Right, that’s the negativity out of the way and the main reason why this didn’t get five stars and end up as one of my ‘favourites’.

On to the good stuff. Trudi Canavan writes characters that makes me care about them and want the good guys to prevail and feel their loss when the don’t. I think that because they’ve come from the first trilogy, Sonea and Regin are my favourite characters and whilst not really part of the main plots but still tied to both through connections, I looked forward to their parts the most. Given their history as novices, their situation did have me smiling.

Whilst Lilia was only introduced in Rogue, her story with Anyi, Cery and Gol was pleasing but also sad in places. In some ways she did remind me of Sonea from the Black Magician trilogy having to deal with the criminal underworld, her studies as a black magician and people making her life difficult in the guild.
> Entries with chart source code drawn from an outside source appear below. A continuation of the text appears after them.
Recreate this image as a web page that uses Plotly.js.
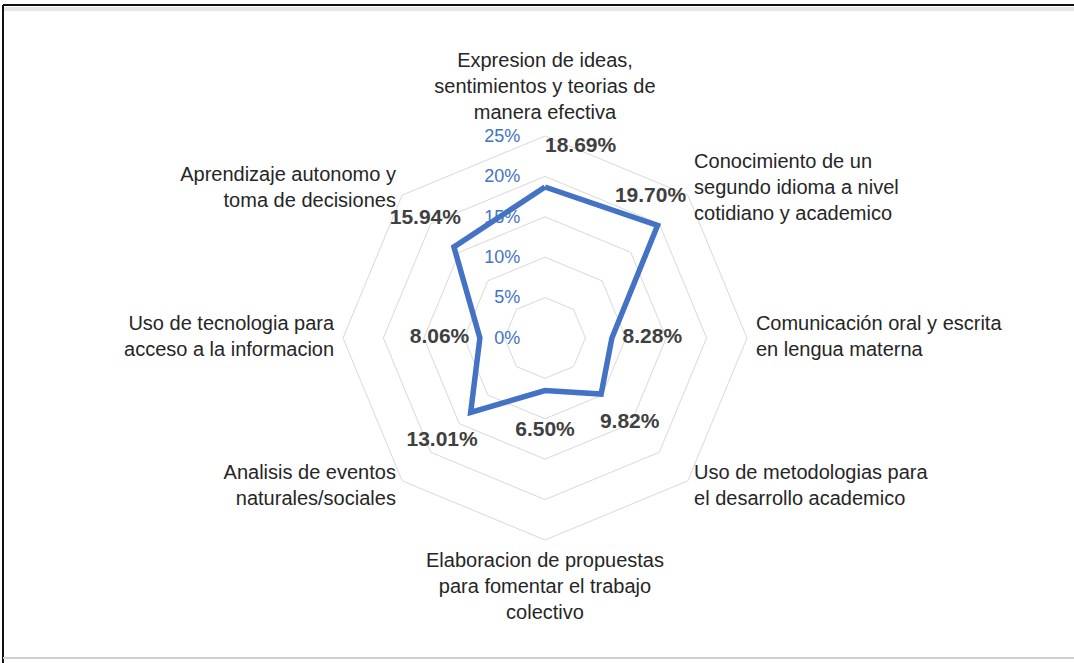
<!DOCTYPE html>
<html>
<head>
<meta charset="utf-8">
<script src="https://cdn.plot.ly/plotly-3.0.1.min.js"></script>
<style>
  html, body { margin: 0; padding: 0; background: #fff; }
  #chart { width: 1074px; height: 663px; }
</style>
</head>
<body>
<div id="chart"></div>
<script>
// Competencias (clockwise from the top)
const categories = [
  "Expresion de ideas,<br>sentimientos y teorias de<br>manera efectiva",
  "Conocimiento de un<br>segundo idioma a nivel<br>cotidiano y academico",
  "Comunicación oral y escrita<br>en lengua materna",
  "Uso de metodologias para<br>el desarrollo academico",
  "Elaboracion de propuestas<br>para fomentar el trabajo<br>colectivo",
  "Analisis de eventos<br>naturales/sociales",
  "Uso de tecnologia para<br>acceso a la informacion",
  "Aprendizaje autonomo y<br>toma de decisiones"
];
const values = [18.69, 19.70, 8.28, 9.82, 6.50, 13.01, 8.06, 15.94];
const radialTicks = [0, 5, 10, 15, 20, 25];

const blue = "#4472C4";
const gridGray = "#d9d9d9";
const font = "Liberation Sans, Arial, sans-serif";
const rMax = radialTicks[radialTicks.length - 1];
// the radial range runs a bit past the last ring so the category text can sit there
const rRange = 28;
const labelGap = 5;   // data labels sit a little outside each point

// angle of each spoke, clockwise from the top
const angles = categories.map((c, i) => i * 360 / categories.length);

// close the polygon
const lineTrace = {
  type: "scatterpolar",
  r: values.concat(values[0]),
  theta: categories.concat(categories[0]),
  mode: "lines",
  line: {color: blue, width: 5.5},
  hoverinfo: "skip"
};

const valueLabels = {
  type: "scatterpolar",
  r: values.map(v => v + labelGap),
  theta: categories,
  mode: "text",
  text: values.map(v => v.toFixed(2) + "%"),
  // top and NE labels are nudged sideways, away from the tick text and the category text
  textposition: angles.map(a => a === 0 ? "middle right" : a === 45 ? "middle left" : "middle center"),
  textfont: {family: font, size: 21, color: "#404040", weight: "bold"},
  cliponaxis: false,
  hoverinfo: "skip"
};

// category names just outside the outer ring
const categoryLabels = {
  type: "scatterpolar",
  r: angles.map(a => rMax + (a % 180 === 0 ? 1.5 : 1.1)),
  theta: categories,
  mode: "text",
  text: categories,
  textposition: angles.map(a => a === 0 ? "top center" : a === 180 ? "bottom center" : a < 180 ? "middle right" : "middle left"),
  textfont: {family: font, size: 20, color: "#262626"},
  cliponaxis: false,
  hoverinfo: "skip"
};

const px = (v, total) => v / total;
const cx = 545, cy = 338, rad = 202 * rRange / rMax;

const layout = {
  width: 1074,
  height: 663,
  margin: {l: 0, r: 0, t: 0, b: 0},
  paper_bgcolor: "#fff",
  showlegend: false,
  font: {family: font, color: "#262626"},
  polar: {
    domain: {x: [px(cx - rad, 1074), px(cx + rad, 1074)], y: [1 - px(cy + rad, 663), 1 - px(cy - rad, 663)]},
    bgcolor: "rgba(0,0,0,0)",
    gridshape: "linear",
    radialaxis: {
      range: [0, rRange],
      tickmode: "array",
      tickvals: radialTicks,
      ticktext: radialTicks.map(t => t + "%"),
      angle: 90,
      tickangle: 90,
      side: "counterclockwise",
      showline: false,
      ticks: "outside",
      ticklen: 18,
      tickcolor: "rgba(0,0,0,0)",
      gridcolor: gridGray,
      gridwidth: 1,
      tickfont: {family: font, size: 18, color: blue}
    },
    angularaxis: {
      direction: "clockwise",
      rotation: 90,
      showgrid: false,
      showline: false,
      ticks: "",
      showticklabels: false
    }
  },
  shapes: [
    // picture frame (top and left edges, with a faint shadow)
    {type: "line", xref: "paper", yref: "paper", x0: px(3, 1074), x1: 1, y0: 1 - px(9, 663), y1: 1 - px(9, 663),
     line: {color: "#e6e6e6", width: 4}},
    {type: "line", xref: "paper", yref: "paper", x0: px(3, 1074), x1: 1, y0: 1 - px(5, 663), y1: 1 - px(5, 663),
     line: {color: "#111", width: 2}},
    {type: "line", xref: "paper", yref: "paper", x0: px(3, 1074), x1: px(3, 1074), y0: 0, y1: 1 - px(5, 663),
     line: {color: "#111", width: 2}},
    {type: "line", xref: "paper", yref: "paper", x0: px(3, 1074), x1: 1, y0: 1 - px(658, 663), y1: 1 - px(658, 663),
     line: {color: "#d0d0d0", width: 2}}
  ]
};

Plotly.newPlot("chart", [lineTrace, valueLabels, categoryLabels], layout, {displayModeBar: false, staticPlot: true});
</script>
</body>
</html>
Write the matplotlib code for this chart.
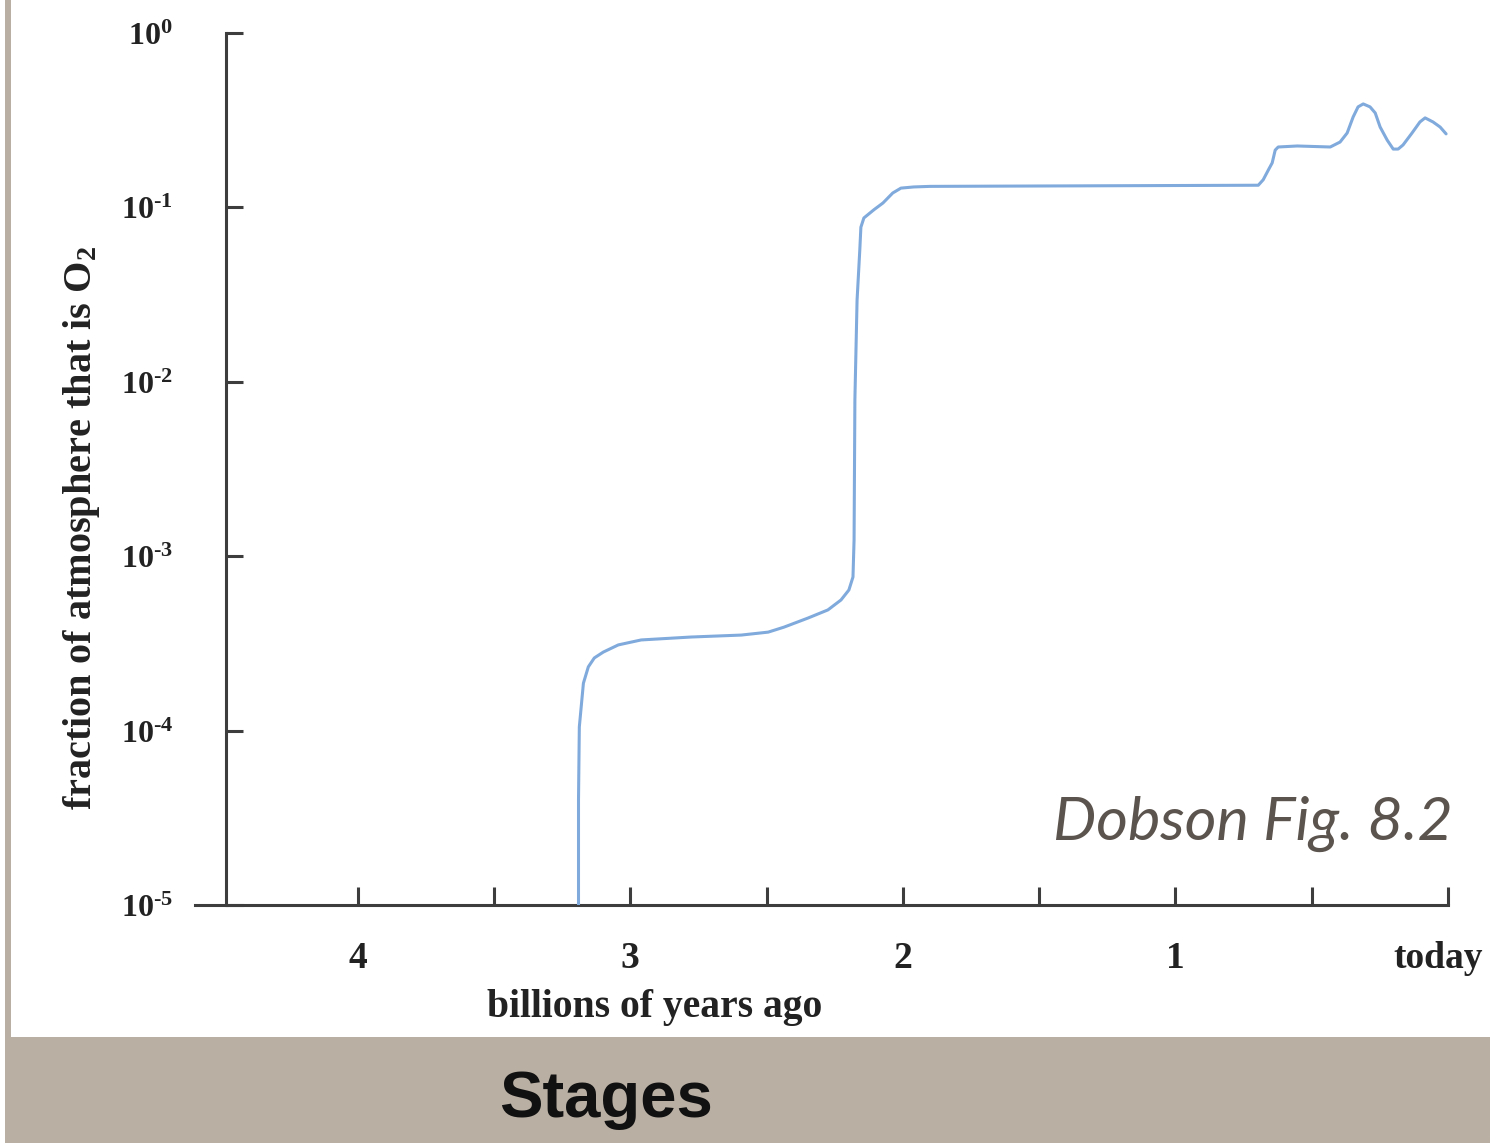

Finally, there are the cast still in Sachaka and the conflict between the Traitors and ruling Ashaki with Lorkin, Dannyl and others caught in the middle of the two groups. Whilst the events from the second book were resolved and this turned into the other major plot line, this had more of a feeling of a holding pattern but there were a couple of events where I wished things turned out differently for both Lorkin and Dannyl in what they had to go through.

The Traitor Queen turned out to be a good ending to a good trilogy but lacking a certain amount of pacing to turn it into a true page turner. In comparing the trilogies, the Black Magician trilogy is the better of the two as this Traitor Spy trilogy just does quite reach the same heights set by its predecessor. But it’s still worth reading to see the more of the lives of Sonea and company.